(Stored dataset items)
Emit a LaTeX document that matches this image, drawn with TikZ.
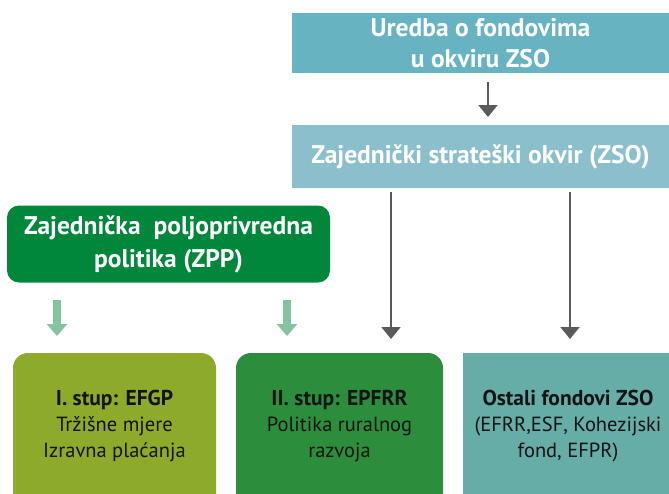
\documentclass[tikz,border=0pt]{standalone}
\usepackage{fontspec}
\setmainfont{PT Sans}
\usetikzlibrary{arrows.meta}
\definecolor{topblue}{HTML}{68B3C2}
\definecolor{midblue}{HTML}{8BBFCC}
\definecolor{zppgreen}{HTML}{00873C}
\definecolor{lightgreen}{HTML}{85C49E}
\definecolor{arrowgray}{HTML}{5A5A5A}
\definecolor{olive}{HTML}{8DAA2B}
\definecolor{midgreen}{HTML}{2C8E3C}
\definecolor{teal}{HTML}{66ADA8}
\definecolor{txtdark}{HTML}{141414}
\newcommand{\bhead}[1]{{\bfseries\fontsize{21.5}{26}\selectfont #1}}
\tikzset{
  headbox/.style={fill=#1, draw=none, text=white, align=center, inner sep=0pt,
    font=\bfseries\fontsize{25.5}{31}\selectfont},
  basebox/.style={fill=#1, draw=none, inner sep=0pt},
  btext/.style={text=txtdark, align=center, inner sep=0pt,
    font=\fontsize{20.5}{26}\selectfont},
  grayarrow/.style={draw=arrowgray, line width=2pt, -{Triangle[width=19pt,length=12pt]}},
  greenarrow/.style={draw=lightgreen, line width=8pt, -{Triangle[width=20pt,length=12pt]}},
}
\begin{document}
\begin{tikzpicture}[x=1pt,y=-1pt]
\useasboundingbox (0,0) rectangle (669,493);
\clip (0,0) rectangle (669,493);
% top boxes
\node[headbox=topblue, minimum width=377pt, minimum height=60pt] (reg) at (480.5,43)
  {Uredba o fondovima\\u okviru ZSO};
\node[headbox=midblue, minimum width=377pt, minimum height=63pt] (zso) at (480.5,156.5)
  {Zajednički strateški okvir (ZSO)};
\node[headbox=zppgreen, rounded corners=12pt, minimum width=323pt, minimum height=77pt,
  font=\bfseries\fontsize{25.5}{33}\selectfont] (zpp) at (168.5,244)
  {Zajednička\ \ poljoprivredna\\politika (ZPP)};
% bottom boxes
\node[basebox=olive, rounded corners=15pt, minimum width=203pt, minimum height=180pt] (b1) at (114.5,443) {};
\node[basebox=midgreen, rounded corners=15pt, minimum width=207pt, minimum height=180pt] (b2) at (339.5,443) {};
\node[basebox=teal, minimum width=210pt, minimum height=180pt] (b3) at (568,443) {};
\node[btext] (b1t) at ([yshift=-73pt]b1.north) {\bhead{I. stup: EFGP}\\Tržišne mjere\\Izravna plaćanja};
\node[btext] (b2t) at ([yshift=-73pt]b2.north) {\bhead{II. stup: EPFRR}\\Politika ruralnog\\razvoja};
\node[btext] (b3t) at ([yshift=-73pt]b3.north) {\bhead{Ostali fondovi ZSO}\\(EFRR,ESF, Kohezijski\\fond, EFPR)};
% arrow coordinates
\coordinate (a0s) at (488,82);  \coordinate (a0e) at (488,117);
\coordinate (a1s) at (391,192); \coordinate (a1e) at (391,339);
\coordinate (a2s) at (570,192); \coordinate (a2e) at (570,339);
\coordinate (g1s) at (57,300);  \coordinate (g1e) at (57,336);
\coordinate (g2s) at (287,300); \coordinate (g2e) at (287,336);
\draw[grayarrow] (a0s) -- (a0e);
\draw[grayarrow] (a1s) -- (a1e);
\draw[grayarrow] (a2s) -- (a2e);
\draw[greenarrow] (g1s) -- (g1e);
\draw[greenarrow] (g2s) -- (g2e);
\end{tikzpicture}
\end{document}
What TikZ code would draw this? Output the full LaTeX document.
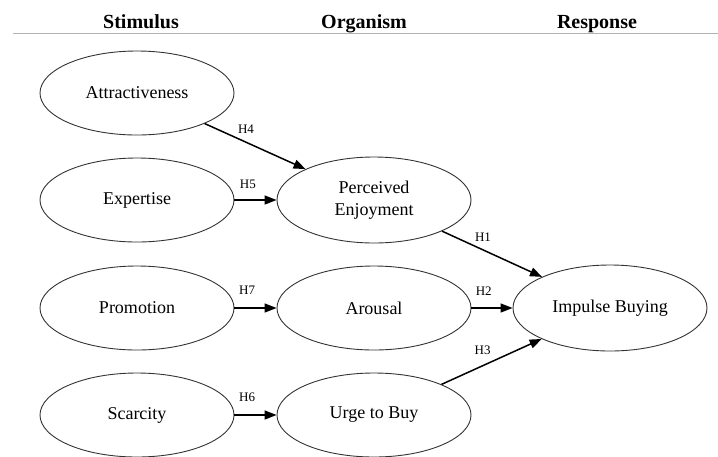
\documentclass[tikz,border=0pt]{standalone}
\usepackage{fontspec}
\setmainfont{Liberation Serif}
\usetikzlibrary{shapes.geometric,arrows.meta}
\begin{document}
\begin{tikzpicture}[x=1pt,y=1pt,
  state/.style={ellipse,draw=black!80,line width=0.9pt,minimum width=194pt,minimum height=84pt,inner sep=0pt,font=\fontsize{18}{22}\selectfont,align=center},
  head/.style={font=\fontsize{20}{24}\selectfont\bfseries,anchor=base,inner sep=0pt},
  link/.style={line width=1.5pt,-{Triangle[length=12pt,width=9pt]}},
  hlab/.style={font=\fontsize{13}{15}\selectfont,inner sep=0pt}]
\useasboundingbox (0,0) rectangle (718,-456);
% headers
\node[head] (hs) at (141,-28) {Stimulus};
\node[head] (ho) at (364,-28) {Organism};
\node[head] (hr) at (597,-28) {Response};
\coordinate (l1) at (13,-33);
\coordinate (l2) at (718,-33);
\draw[black!30,line width=0.9pt] (l1) -- (l2);
% stimulus
\node[state] (att) at (137,-93) {Attractiveness};
\node[state] (exp) at (137,-200) {Expertise};
\node[state] (pro) at (137,-308) {Promotion};
\node[state] (sca) at (137,-415) {Scarcity};
% organism
\node[state,minimum height=86pt] (pe) at (374,-200) {Perceived\\Enjoyment};
\node[state] (aro) at (374,-308) {Arousal};
\node[state] (urg) at (374,-415) {Urge to Buy};
% response
\node[state,minimum height=86pt] (imp) at (610,-308) {Impulse Buying};
% edges
\draw[link] (att) -- node[hlab,pos=0.41,above=8pt] {H4} (pe);
\draw[link] (exp) -- node[hlab,pos=0.32,above=11pt] {H5} (pe);
\draw[link] (pro) -- node[hlab,pos=0.3,above=13pt] {H7} (aro);
\draw[link] (sca) -- node[hlab,pos=0.3,above=13pt] {H6} (urg);
\draw[link] (pe) -- node[hlab,pos=0.41,above=8pt] {H1} (imp);
\draw[link] (aro) -- node[hlab,pos=0.3,above=12pt] {H2} (imp);
\draw[link] (urg) -- node[hlab,pos=0.41,above=10pt] {H3} (imp);
\end{tikzpicture}
\end{document}
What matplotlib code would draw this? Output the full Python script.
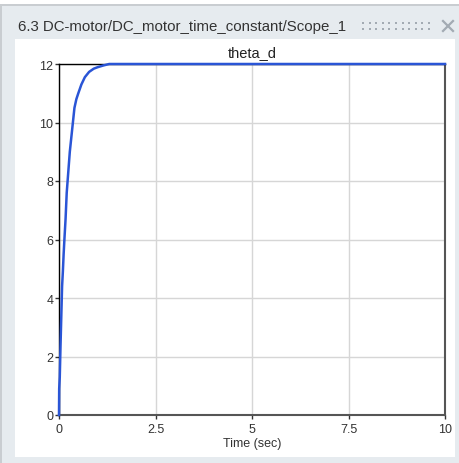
import matplotlib
matplotlib.use("Agg")
import matplotlib.pyplot as plt
from matplotlib.patches import Rectangle
from matplotlib.lines import Line2D

# Data
time_s = [0, 0.005, 0.02, 0.04, 0.06, 0.08, 0.10, 0.12, 0.14, 0.17, 0.20, 0.24,
          0.28, 0.32, 0.36, 0.40, 0.45, 0.50, 0.58, 0.67, 0.78, 0.90, 1.0, 1.15,
          1.3, 10]
theta_d = [0, 0.9, 1.3, 2.4, 3.4, 4.4, 4.9, 5.5, 6.0, 6.7, 7.6, 8.3,
           9.0, 9.5, 10.0, 10.5, 10.8, 11.0, 11.3, 11.55, 11.73, 11.84, 11.89, 11.95,
           12.0, 12.0]
x_ticks = [0, 2.5, 5, 7.5, 10]
x_tick_labels = ["0", "2.5", "5", "7.5", "10"]
y_ticks = [0, 2, 4, 6, 8, 10, 12]

plt.rcParams['font.family'] = ['Liberation Sans', 'DejaVu Sans']

W, H = 460, 464
fig = plt.figure(figsize=(W / 100, H / 100), dpi=100)
fig.patch.set_facecolor('white')

def rect(x0, y0, x1, y1, color, z=-10):
    # pixel coords from top-left
    fig.patches.append(Rectangle((x0 / W, 1 - y1 / H), (x1 - x0) / W, (y1 - y0) / H,
                                 transform=fig.transFigure, facecolor=color,
                                 edgecolor='none', zorder=z))

rect(0, 5, 460, 464, '#c9cdd1')          # outer frame
rect(2, 7, 460, 464, '#e6ebef')          # window background
rect(15, 40, 455, 458, 'white')          # plot panel

fig.text(18 / W, 1 - 27.5 / H, "6.3 DC-motor/DC_motor_time_constant/Scope_1",
         fontsize=10.8, color='#333333', va='center', ha='left')

# grip dots
for i in range(11):
    for yy in (24, 30):
        x0 = 362 + i * 6.6
        rect(x0, yy - 1, x0 + 2, yy + 1, '#a3abb3', z=5)

# close cross
for (xa, ya, xb, yb) in ((443, 22, 453, 32), (443, 32, 453, 22)):
    fig.add_artist(Line2D([xa / W, xb / W], [1 - ya / H, 1 - yb / H],
                          transform=fig.transFigure, color='#a3abb3', linewidth=1.6))

ax = fig.add_axes([59 / W, 1 - 416 / H, (445 - 59) / W, (416 - 65) / H])
ax.plot(time_s, theta_d, color='#2a55d6', linewidth=1.8, zorder=3, clip_on=False)
ax.set_xlim(0, 10)
ax.set_ylim(0, 12)
ax.set_xticks(x_ticks)
ax.set_xticklabels(x_tick_labels)
ax.set_yticks(y_ticks)
ax.grid(True, color='#d6d6d6', linewidth=1)
ax.set_axisbelow(True)
ax.tick_params(labelsize=9, colors='#333333', length=3, width=1)
ax.tick_params(axis='x', pad=3)
ax.tick_params(axis='y', pad=1)
ax.spines['left'].set_color('black')
ax.spines['top'].set_color('black')
ax.spines['left'].set_linewidth(1)
ax.spines['top'].set_linewidth(1)
ax.spines['right'].set_color('#555555')
ax.spines['bottom'].set_color('#555555')
ax.spines['right'].set_linewidth(1.5)
ax.spines['bottom'].set_linewidth(1.5)
ax.set_title("theta_d", fontsize=10.5, color='#222222', pad=6)
ax.set_xlabel("Time (sec)", fontsize=9, color='#333333', labelpad=1)

fig.savefig("out.png", dpi=100)
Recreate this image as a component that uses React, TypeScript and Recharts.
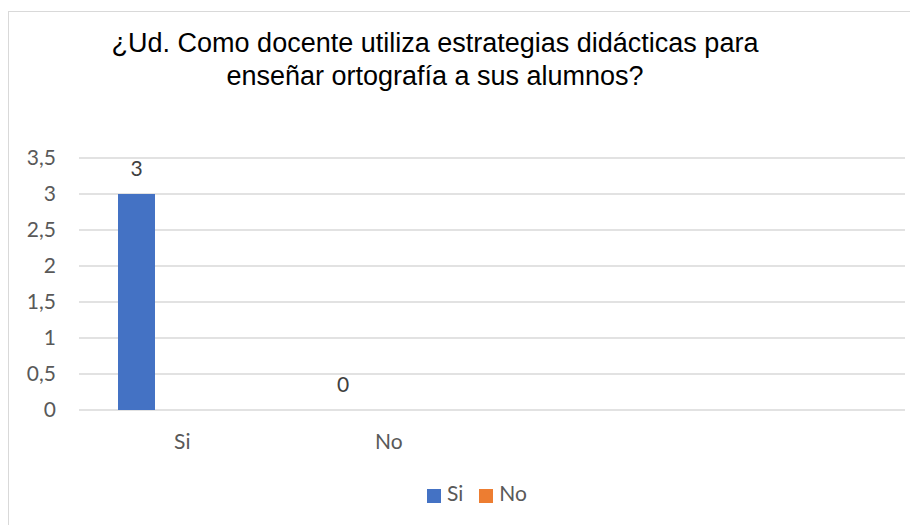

**Written request:**
Say how many lines above hold the word "code", giving only the count.

**Solution to the problem:**
2